What mindful leaders can learn from the world cup 2018? Ok, we can hear you asking, “Really?” Scratch beneath the hype and reframe the question; what can we learn about mindful leadership from the World Cup 2018? Ok, at first glance, not a lot. But dig a little deeper and there are many parallels between the beautiful game and mindful leadership. We present our top three lessons for mindful leaders from the World Cup.
1. What Mindful Leaders Can Learn From The World Cup 2018: Leader Authenticity
Brian Tracy said it first “Become the kind of leader that people would follow voluntarily even if you had no title or position.” That pretty much sums up authentic leadership.

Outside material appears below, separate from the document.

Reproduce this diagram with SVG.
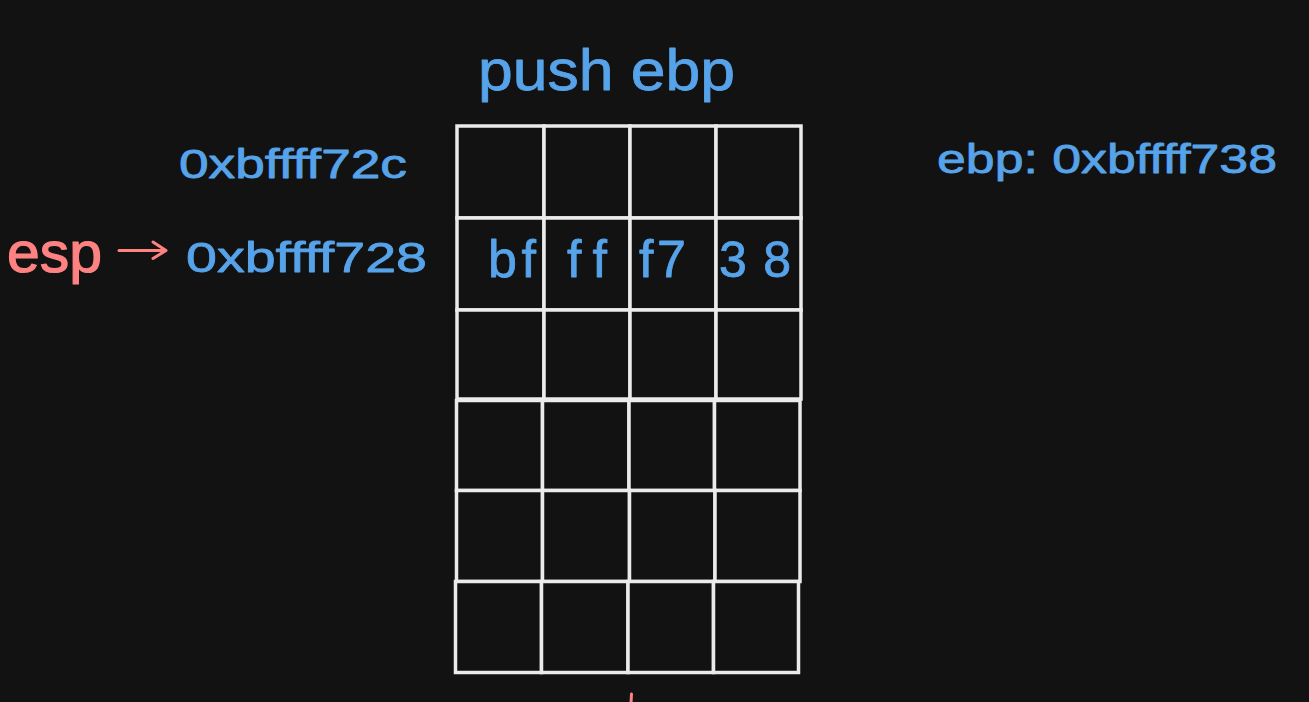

Leadership authenticity is crucial if you want to win hearts and minds. No wonder then that Gareth Southgate has inspired the twitter meme #GarethSouthgatewould rising above the usual football gossip. We like Southgate, the nation has fallen in love with his “nice guy’ demeanour and down to earth approach. In his M&S waistcoats he embodies authentic leadership. Authentic leaders stand out. Even when bombarded daily with distractions they are present. They listen more than they talk, they’re able to slow down and to focus. UCLA’s Mindful Awareness Research Centre discovered that regular meditation improves executive functioning, e.g. the ability to minimise distractions and maintain focus. Mindful leaders have also developed self awareness, they’re able to recognise what their feeling when they’re feeling it, to self regulate and manage their emotional responses, even under pressure. Just like the World Cup players (and the lovely Gareth) they keep it together, whatever the pressure on the pitch is like.
2. What Mindful Leaders Can Learn From The World Cup 2018: Learning from Failure
There are 32 teams in the world cup but only one of them can win. If every player kept that statistic at the forefront of their mind they’d probably pack their bags and leave, but they don’t. England’s recent performance (being knocked out of Euro 2016 by Iceland) hasn’t stopped them. Failure hurts but it doesn’t define us. To be successful in football and in business requires a growth mindset. Debrief. Feel what you feel and embrace those emotions, consider them as data. It’s not mulling over failure that moves us forward, it’s learning from it that is the key differentiator. It’s what you do with the information from failure that is critical. Mindful leaders track those emotions, identifying them and using them to change their habits, behaviour and strategy. They adopt a growth mindset, treating those failures as learning information, deciding what they’ll do differently next time. Just like those 32 teams they’re in it for the long game. Stanford Professor Carol Dweck suggests these 4 steps to develop a growth mindset
- Embrace both the fixed and growth mindsets – they’re information
- Explore and understand your fixed mindset
- Affirm that you have the power to change
- Formulate a plan and choose growth mindset actions
3. What Mindful Leaders Can Learn From The World Cup 2018: Resilience
In the 1998 World Cup Ronaldo fell ill, struggling with injuries and illness for years after. World Cup 2002 was a different story seeing Ronaldo rise like a phoenix from the ashes. Ronaldo met the challenge head on, persevering with arduous training even when the doubters had written him off. It’s no different in leadership. Mindful leaders need to maintain resilience in mind and body. Practicing mindfulness regularly enables leaders to examine uncomfortable truths, to manage and accept them before taking action. The daily habit of mindfulness develops a leader who is able to walk the path of honest self reflection. They are powerful and transformative leaders, paving the way for a culture of learning, openness and honesty.